Stocks

Alcon Shares Tumble After Slashing Sales Outlook

Eye care giant's stock falls over 8% as it cites tariff headwinds and a soft surgical market, overshadowing a major acquisition.

Shares of Alcon Inc. plunged more than 8% on Wednesday after the Swiss-American eye care giant cut its full-year sales forecast, citing the growing impact of tariffs and soft market conditions. The lowered outlook spooked investors, overshadowing a beat on quarterly earnings and the announcement of a significant strategic acquisition.

The company announced late Tuesday that it was lowering its 2025 sales guidance to a range of $10.3 billion to $10.4 billion, down from a previous forecast of $10.4 billion to $10.5 billion. Alcon attributed the revision to an anticipated $100 million gross impact from tariffs, an increase from its earlier estimate of $80 million, alongside market softness, particularly in its surgical division.

The news sent the company’s stock tumbling, as it overshadowed results for the second quarter. Alcon reported sales of $2.58 billion, a 4% year-over-year increase but still missing analyst consensus estimates of $2.63 billion. However, its adjusted earnings per share of 76 cents beat the 72-cent consensus.

The market weakness was most apparent in the company's Surgical segment, where net sales grew a modest 2% to $1.5 billion.
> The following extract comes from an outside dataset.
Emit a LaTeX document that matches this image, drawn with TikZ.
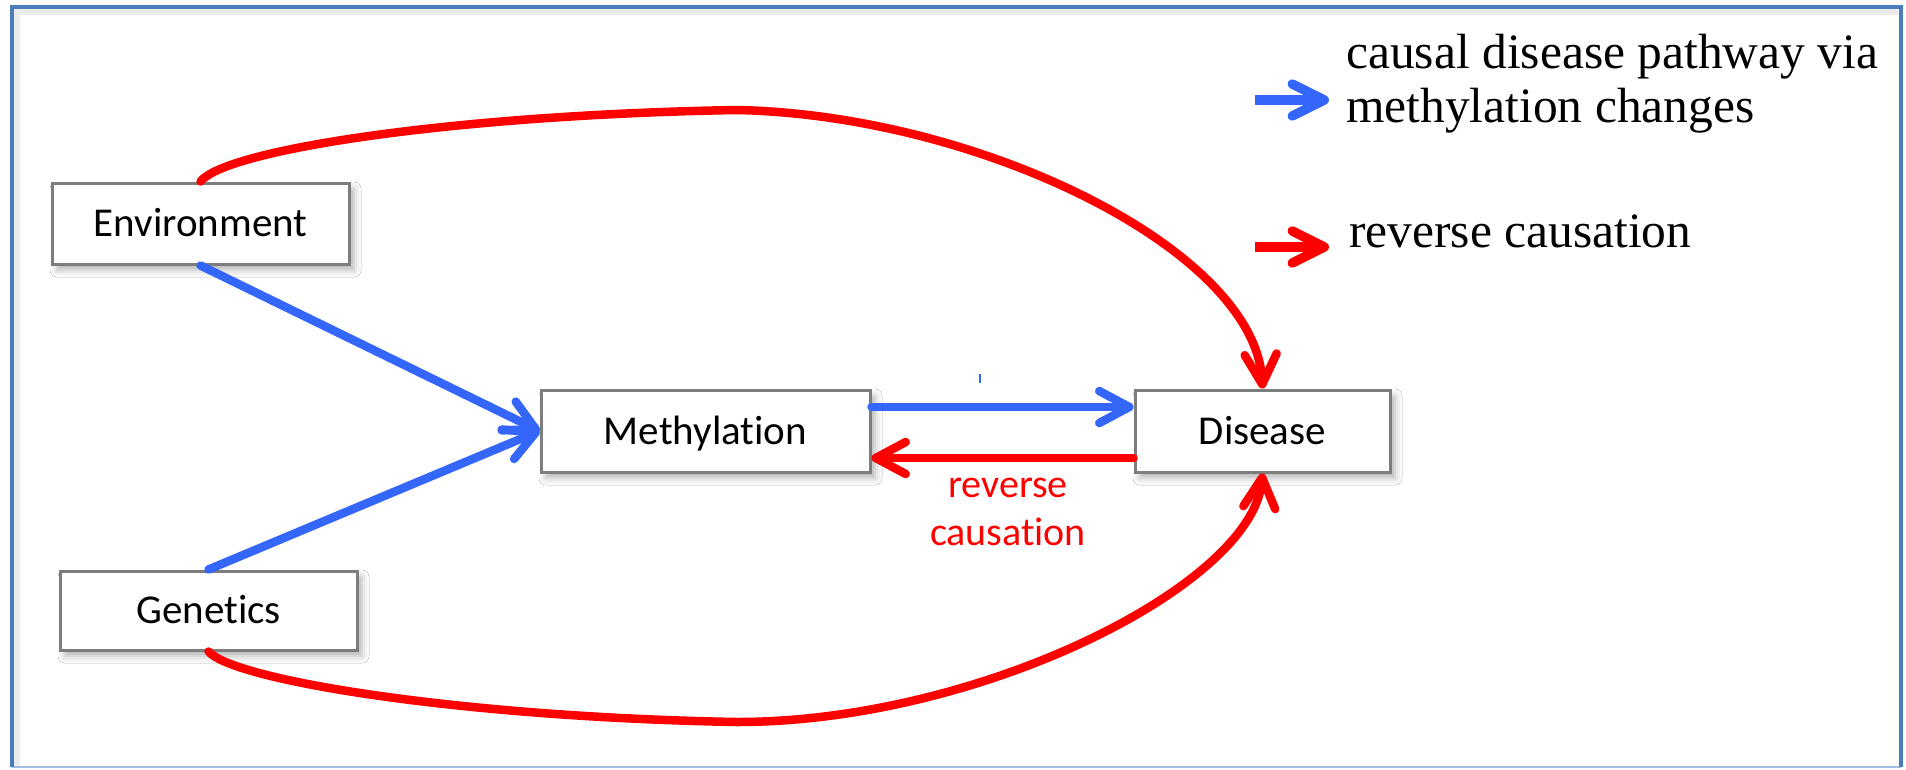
\documentclass[tikz,border=0pt]{standalone}
\usepackage{fontspec}
\setmainfont{Carlito}[Ligatures=NoCommon]
\newfontfamily\legendfont{Liberation Serif}
\usetikzlibrary{arrows.meta,shadows.blur}
\definecolor{cblue}{RGB}{52,102,250}
\definecolor{cred}{RGB}{255,0,0}
\definecolor{cgray}{RGB}{125,125,125}
\definecolor{cframe}{RGB}{74,126,187}
\definecolor{cframelight}{RGB}{160,190,225}
\begin{document}
\begin{tikzpicture}[x=1pt,y=-1pt,
  box/.style={draw=cgray, line width=3pt, fill=white, rectangle, inner sep=0pt,
    text height=26pt, text depth=0pt, font=\fontsize{41}{49}\selectfont,
    blur shadow={shadow xshift=5pt, shadow yshift=-6pt, shadow blur radius=7pt, shadow opacity=30}},
  link/.style={line width=8.5pt, line cap=round, -{Straight Barb[length=30pt,width=32pt,round]}},
  bluelink/.style={link, draw=cblue},
  redlink/.style={link, draw=cred},
  legarrow/.style={line width=9.5pt, -{Straight Barb[length=32pt,width=32pt,round]}},
  redtext/.style={text=cred, inner sep=0pt, font=\fontsize{40}{48}\selectfont},
  legtext/.style={inner sep=0pt, font=\legendfont\fontsize{49.5}{54}\selectfont}
]
\useasboundingbox (0,0) rectangle (1906,769);
% frame
\fill[white] (12,7) rectangle (1901,767);
\draw[black!8, line width=6pt] (17,766) -- (17,12) -- (1898,12);
\draw[cframelight, line width=2.5pt] (12,767) -- (1901,767);
\draw[cframe, line width=4pt] (12,767) -- (12,7) -- (1901,7) -- (1901,767);

% nodes
\node[box, minimum width=297pt, minimum height=81pt] (env) at (200.5,223.5) {Environment};
\node[box, minimum width=297pt, minimum height=79pt] (gen) at (208.5,610.5) {Genetics};
\node[box, minimum width=329pt, minimum height=82pt] (meth) at (705.5,431) {Methylation};
\node[box, minimum width=255pt, minimum height=82pt] (dis) at (1262.5,431) {Disease};

% blue causal connectors
\draw[bluelink] (env.south) -- (meth.west);
\draw[bluelink] (gen.north) -- (meth.west);
\draw[bluelink] ([yshift=24pt]meth.east) -- ([yshift=24pt]dis.west);
\draw[cblue, line width=2.5pt] (980,374) -- (980,383);

% red reverse connectors
\draw[redlink] ([yshift=-27pt]dis.west) -- ([yshift=-27pt]meth.east);
\coordinate (tp) at (737,110);
\draw[redlink] (env.north) .. controls (225,150) and (450,115) .. (tp)
  .. controls (980,115) and (1255,250) .. (dis.north);
\coordinate (bp) at (737,722);
\draw[redlink] (gen.south) .. controls (233,680) and (458,717) .. (bp)
  .. controls (980,722) and (1252,585) .. (dis.south);

% red label
\node[redtext, anchor=base] (rc1) at (1008,497) {reverse};
\node[redtext, anchor=base] (rc2) at (1008,545) {causation};

% legend
\coordinate (la1) at (1255,100);
\coordinate (la2) at (1329,100);
\draw[legarrow, draw=cblue] (la1) -- (la2);
\coordinate (lr1) at (1255,247);
\coordinate (lr2) at (1329,247);
\draw[legarrow, draw=cred] (lr1) -- (lr2);
\node[legtext, anchor=base west] (l1a) at (1346,68) {causal disease pathway via};
\node[legtext, anchor=base west] (l1b) at (1346,122) {methylation changes};
\node[legtext, anchor=base west] (l2) at (1349,247) {reverse causation};
\end{tikzpicture}
\end{document}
Within that unit, sales of implantables declined by 2%, which the company linked to competitive pressures and soft market conditions. In contrast, the Vision Care segment saw net sales rise 6% to $1.1 billion, driven by strong performance in contact lenses.

The pessimistic forecast also overshadowed Alcon's major strategic move to acquire STAAR Surgical in an all-cash deal valued at approximately $1.5 billion. The acquisition is intended to bolster Alcon's position in the growing market for myopia correction through STAAR's implantable collamer lenses.

"Alcon is exiting the second quarter with solid momentum, despite a relatively soft surgical market in the first half of the year," said David J. Endicott, Alcon’s Chief Executive Officer. He noted that robust early demand for recent product launches has been encouraging and positions the company to accelerate top-line growth in the long term.

Despite the CEO's optimism, the immediate focus for investors remained on the near-term headwinds. While affirming its full-year adjusted earnings guidance, Alcon lowered its core operating margin outlook, signaling that profitability pressures would accompany the sales slowdown.